Sekali di Udara, Tetap di Udara

Judul di atas secara resmi adalah semboyan milik Radio Republik Indonesia. Namun, kalimat itu secara tepat menggambarkan secara umum dunia penyiaran radio di Tanah Air atau bahkan di seluruh dunia.

Zaman boleh berganti, teknologi baru bermunculan, dan gaya hidup orang pun telah berubah mengikuti segala sesuatu yang baru itu. Namun, ada satu teknologi lawas yang masih dibutuhkan dan digemari orang hingga abad ke-21 ini, yakni radio. Sejak stasiun penyiaran radio mulai didirikan di Inggris dan Amerika Serikat pada periode awal 1920-an, radio telah menjadi sumber informasi dan hiburan publik yang paling cepat dan luas jangkauan penyebarannya. Seiring dengan penemuan radio transistor pada 1950-an, yang membuat pesawat penerima siaran radio menjadi berukuran kecil dan ringan, siaran radio pun makin mudah dan murah untuk diakses. Namun, paruh kedua abad ke-20 menunjukkan kemajuan teknologi yang sedemikian pesat. Kaset, cakram padat atau compact disc, hingga file berformat MP3 dengan alat pemutarnya masing-masing, mulai menggantikan fungsi hiburan radio. Sementara kehadiran televisi, internet, dan SMS pelan-pelan menggusur fungsi informasi radio.
Matikah radio dengan kehadiran teknologi baru itu? Seperti yang kita ketahui bersama hingga detik ini, jawabannya tidak!

Masih dibutuhkan
Lihat saja ke dalam mobil dan perhatikan perangkat hiburan yang terpasang di dalamnya. Pemutar kaset sudah makin jarang ditemui pada perangkat ”tape” mobil terbaru dan diganti dengan pemutar CD, CD berisi file MP3, atau bahkan soket USB untuk menancapkan perangkat memori flash disk berisi berbagai format file audio. Namun, hingga produk ”tape” mobil yang paling baru sekali pun sampai saat ini masih memasukkan fungsi penerima radio untuk kanal AM dan FM. Sistem penerima radio FM pun menjadi fitur standar dalam sebagian besar pesawat telepon seluler yang paling mutakhir. Di negara-negara maju seperti AS atau Eropa sekalipun, orang masih mendengarkan radio di mobil, kantor, rumah, bahkan sebuah hotel bintang empat di Los Angeles pun masih menyediakan perangkat radio di dalam kamarnya.

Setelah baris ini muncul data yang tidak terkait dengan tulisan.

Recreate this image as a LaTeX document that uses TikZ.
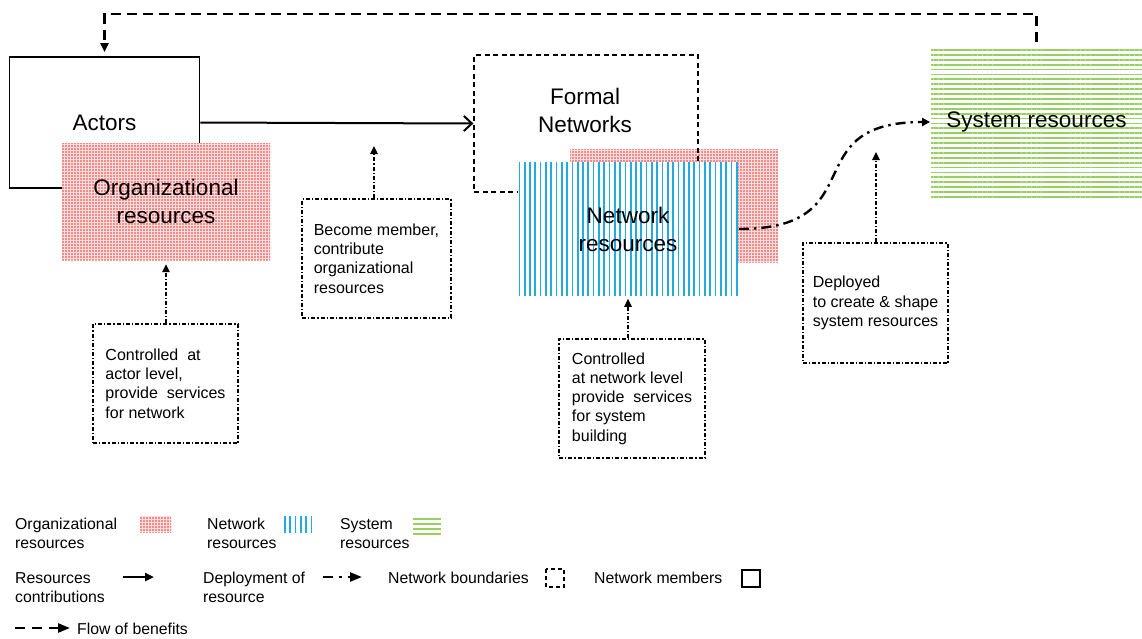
\documentclass[tikz,border=0pt]{standalone}
\usepackage{fontspec}
\setmainfont{Liberation Sans}
\usetikzlibrary{arrows.meta,patterns.meta}
\definecolor{dotred}{RGB}{235,55,55}
\definecolor{pinkbg}{RGB}{252,222,222}
\definecolor{lineblue}{RGB}{35,170,225}
\definecolor{linegreen}{RGB}{150,208,95}
\tikzset{
  big/.style={font=\fontsize{22.5}{28}\selectfont,align=center},
  callfont/.style={font=\fontsize{16}{19.3}\selectfont},
  legfont/.style={font=\fontsize{15.8}{19.6}\selectfont,align=left,inner sep=0pt},
  box/.style={inner sep=0pt},
  orgfill/.style={preaction={fill=pinkbg},pattern={Dots[distance=3pt,radius=0.8pt]},pattern color=dotred},
  netfill/.style={preaction={fill=white},pattern={Lines[angle=90,distance=5.3pt,line width=1.7pt]},pattern color=lineblue},
  sysfill/.style={preaction={fill=white},pattern={Lines[angle=0,distance=4.9pt,line width=1.8pt]},pattern color=linegreen},
  member/.style={draw,line width=1.7pt,fill=white},
  boundary/.style={draw,line width=1.3pt,dash pattern=on 5pt off 3.5pt},
  callbox/.style={draw,line width=1.2pt,dash pattern=on 4pt off 2pt on 1.3pt off 2pt,callfont,align=left,inner sep=0pt},
  callarrow/.style={line width=1.2pt,dash pattern=on 4pt off 2pt on 1.3pt off 2pt,-{Triangle[length=8pt,width=7.5pt]}},
  contrib/.style={line width=2pt,-{Straight Barb[length=8pt,width=15pt]}},
  deploy/.style={line width=2.4pt,dash pattern=on 10pt off 5pt on 2.5pt off 5pt,-{Triangle[length=8pt,width=8pt]}},
  flow/.style={line width=2.5pt,dash pattern=on 10pt off 6pt,-{Triangle[length=9pt,width=8pt]}},
}
\begin{document}
\begin{tikzpicture}[x=1pt,y=-1pt]
\useasboundingbox (0,0) rectangle (1142,638);
\fill[white] (0,0) rectangle (1142,638);

% Actors and organizational resources
\node[member,box,minimum width=190pt,minimum height=131pt,big] (actors) at (104.5,122.5) {Actors};
\node[orgfill,box,minimum width=208pt,minimum height=117pt,big] (org) at (166,201.5) {Organizational\\resources};

% Formal networks
\node[orgfill,box,minimum width=208pt,minimum height=113pt] (redNet) at (674,205.5) {};
\node[boundary,box,minimum width=224pt,minimum height=137pt] (formal) at (586,123.5) {};
\node[big] (formalLabel) at (585,110.5) {Formal\\Networks};
\node[netfill,box,minimum width=220pt,minimum height=134pt,big] (netres) at (628,229) {Network\\resources};

% System resources
\node[sysfill,box,minimum width=211pt,minimum height=150pt,big] (sys) at (1036.5,122) {System resources};

% connectors
\draw[contrib] (actors.east) -- (formal.west);
\draw[deploy] (netres.east) to[out=0,in=180,looseness=1.6] (sys.west);
\coordinate (topY) at (0,14);
\draw[flow,shorten <=4pt,shorten >=4pt] (sys.north) -- (sys.north |- topY) -| (actors.north);

% callouts
\node[callbox,minimum width=149pt,minimum height=119pt] (cbBecome) at (376.5,258.5) {Become member,\\contribute\\organizational\\resources};
\node[callbox,minimum width=145pt,minimum height=119pt] (cbActor) at (165.5,383.5) {Controlled~ at\\actor level,\\provide~ services\\for network};
\node[callbox,minimum width=146pt,minimum height=119pt] (cbNet) at (632,398.5) {Controlled\\at network level\\provide~ services\\for system\\building};
\node[callbox,minimum width=145pt,minimum height=120pt] (cbDep) at (875.5,303) {Deployed\\to create \& shape\\system resources};

\coordinate (becomeTip) at (374,146);
\coordinate (depTip) at (876,152);
\draw[callarrow] (cbBecome.north -| becomeTip) -- (becomeTip);
\draw[callarrow,shorten >=4pt] (org.south |- cbActor.north) -- (org.south);
\draw[callarrow,shorten >=2pt] (netres.south |- cbNet.north) -- (netres.south);
\draw[callarrow] (cbDep.north -| depTip) -- (depTip);

% legend
\node[legfont,anchor=base west] (lgOrg) at (15,548.6) {Organizational\\resources};
\path[orgfill] (140,516) rectangle (171,532);
\node[legfont,anchor=base west] (lgNet) at (207,548.6) {Network\\resources};
\foreach \i in {0,...,5} \draw[lineblue,line width=1.7pt] ({285+5.3*\i},516) -- ({285+5.3*\i},533);
\node[legfont,anchor=base west] (lgSys) at (340,548.6) {System\\resources};
\foreach \i in {0,...,3} \draw[linegreen,line width=1.8pt] (413,{519+5*\i}) -- (441,{519+5*\i});

\node[legfont,anchor=base west] (lgContrib) at (15,602.6) {Resources\\contributions};
\coordinate (lc1) at (123,577);
\coordinate (lc2) at (154,577);
\draw[line width=2.5pt,-{Triangle[length=9pt,width=8pt]}] (lc1) -- (lc2);
\node[legfont,anchor=base west] (lgDeploy) at (203,602.6) {Deployment of\\resource};
\coordinate (ld1) at (323,577);
\coordinate (ld2) at (362,577);
\draw[line width=2.4pt,dash pattern=on 10pt off 6pt on 2.5pt off 6pt,-{Triangle[length=12pt,width=9pt]}] (ld1) -- (ld2);
\node[legfont,anchor=base west] (lgBound) at (388,583) {Network boundaries};
\draw[line width=1.3pt,dash pattern=on 4pt off 3pt] (546,569) rectangle (564,587);
\node[legfont,anchor=base west] (lgMem) at (594,583) {Network members};
\draw[line width=1.8pt] (742,570) rectangle (760,587);

\coordinate (lf1) at (15,628);
\coordinate (lf2) at (70,628);
\draw[line width=2.5pt,dash pattern=on 10pt off 7pt,-{Triangle[length=12pt,width=9pt]}] (lf1) -- (lf2);
\node[legfont,anchor=base west] (lgFlow) at (77,634) {Flow of benefits};
\end{tikzpicture}
\end{document}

Di Jakarta, jatah frekuensi untuk siaran radio komersial di kanal FM telah terisi penuh dan masih banyak yang antre. Artinya, bisnis siaran radio masih menjanjikan. ”Jangkauan kanal FM untuk siaran radio komersial ada di antara frekuensi 88,0-107,7 MHz, dan menurut peraturan pemerintah, jangkauan itu maksimal hanya boleh diisi 70 pemancar di satu wilayah,” kata Ketua Persatuan Radio Siaran Swasta Nasional Indonesia (PRSSNI) Shidki Wahab di Jakarta, Jumat (7/11).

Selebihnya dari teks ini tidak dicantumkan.